Salesforce just became the biggest name yet to publicly commit to the next gTLD round — confirming plans to apply for a dot-brand TLD at ICANN 84.
The disclosure came from David Lawrence, Salesforce’s software engineering architect and IETF liaison on ICANN’s board, signaling serious intent from one of the world’s largest enterprise software companies.
A Major Signal for Round 2
Salesforce’s announcement matters because of scale. This isn’t a speculative application from a domain investor or a niche industry player — it’s a Fortune 500 company with over 70,000 employees and tens of millions of users worldwide.
Dot-brand applications require serious investment: $227,000 upfront to ICANN, annual registry fees around $26,000, and backend technical costs that can run six figures. Companies don’t commit to that without strategic rationale.

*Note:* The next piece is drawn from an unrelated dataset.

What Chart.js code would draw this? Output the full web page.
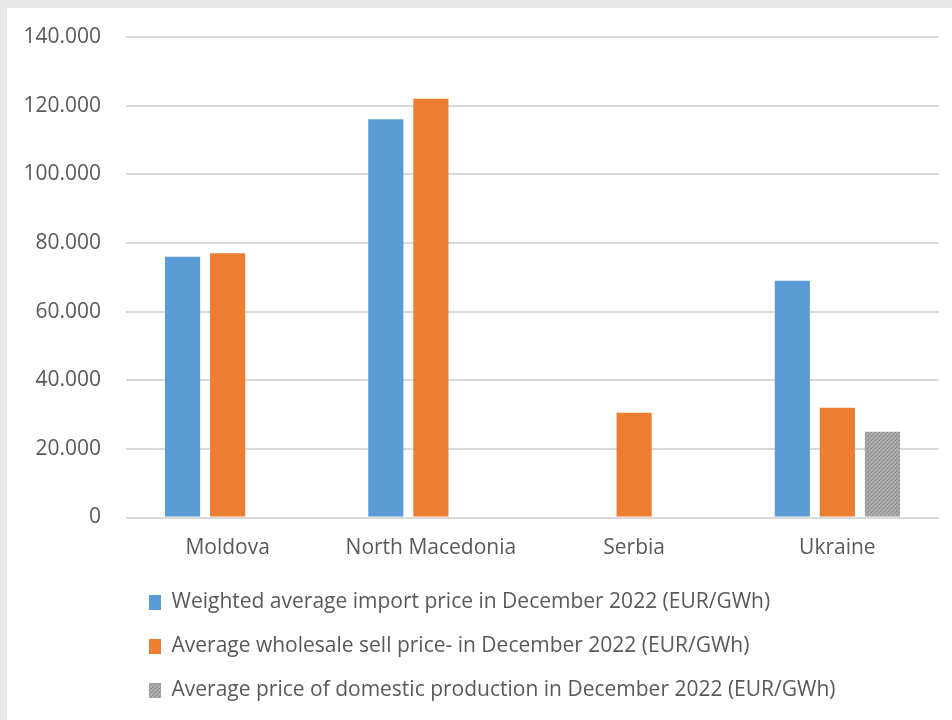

Salesforce joining the next round suggests other major brands are likely evaluating similar moves behind closed doors.
Why Brands Apply for gTLDs
Dot-brand TLDs give companies complete control over their namespace. Instead of relying on .com or .net, a company like Salesforce could operate login.salesforce, support.salesforce, or community.salesforce directly under their own TLD.
The benefits are practical: enhanced security (no third-party registrars involved), brand consistency across all digital properties, and protection against phishing or lookalike domains.
For companies operating at Salesforce’s scale, a dot-brand also simplifies URL management across global operations. Every property lives under one unified namespace, making it easier to enforce security policies, implement DNSSEC, and maintain HSTS across the entire domain tree.
It’s not just branding — it’s infrastructure control.
Round 1 Lessons
ICANN’s first new gTLD round in 2012 saw roughly 664 dot-brand applications out of 1,930 total applications — about 34% of the total pool.
Major brands like Google (.google), Amazon (.amazon), Microsoft (.microsoft), and Apple (.apple) all secured their TLDs. Some launched them for internal use, others for customer-facing services, and many simply locked them down as defensive registrations.
Round 1 also taught brands what not to do. Applications faced objections, string confusion disputes, and drawn-out legal challenges. Some brands walked away after sinking hundreds of thousands into applications that never launched.
ICANN has spent the past decade refining the process. The next round, opening in April 2026, promises clearer rules, faster evaluation timelines, and streamlined objection procedures.
What’s Different This Time
ICANN pre-approved Registry Service Providers for Round 2, eliminating one major bottleneck from the first round. Applicants can choose vetted backend operators upfront instead of navigating technical evaluations mid-process.
The Application Guidebook for Round 2 won’t drop until early 2026, but ICANN has published draft policies that indicate the core requirements will remain similar to Round 1.
Brands still need matching trademarks, can’t license second-level domains to external parties, and must operate under Specification 13 of the Registry Agreement — the addendum governing dot-brand operations.
The application window runs 12-15 weeks starting April 2026, giving companies a narrow timeframe to finalize applications.
Strategic Timing
Salesforce’s early disclosure gives the company a head start on public positioning. By confirming intent now, they signal to competitors, partners, and customers that they’re investing in long-term digital infrastructure.
It also puts pressure on other enterprise software giants. If Salesforce secures .salesforce, competitors may feel compelled to apply for their own TLDs to maintain digital parity.
This is how Round 1 played out — once a few major brands applied, others followed to avoid being left out of what could become a standard practice for Fortune 500 companies.
What Comes Next
ICANN 84 marked the first major public commitment from a Fortune 500 company for Round 2. Expect more announcements in the coming months as companies finalize their strategies.
For Salesforce, the path forward is clear: prepare the application, secure trademark documentation, select a backend provider, and submit when the window opens in April 2026.
If approved, .salesforce could be operational by late 2027 or early 2028 — giving Salesforce a decade of exclusive control over its corner of the internet.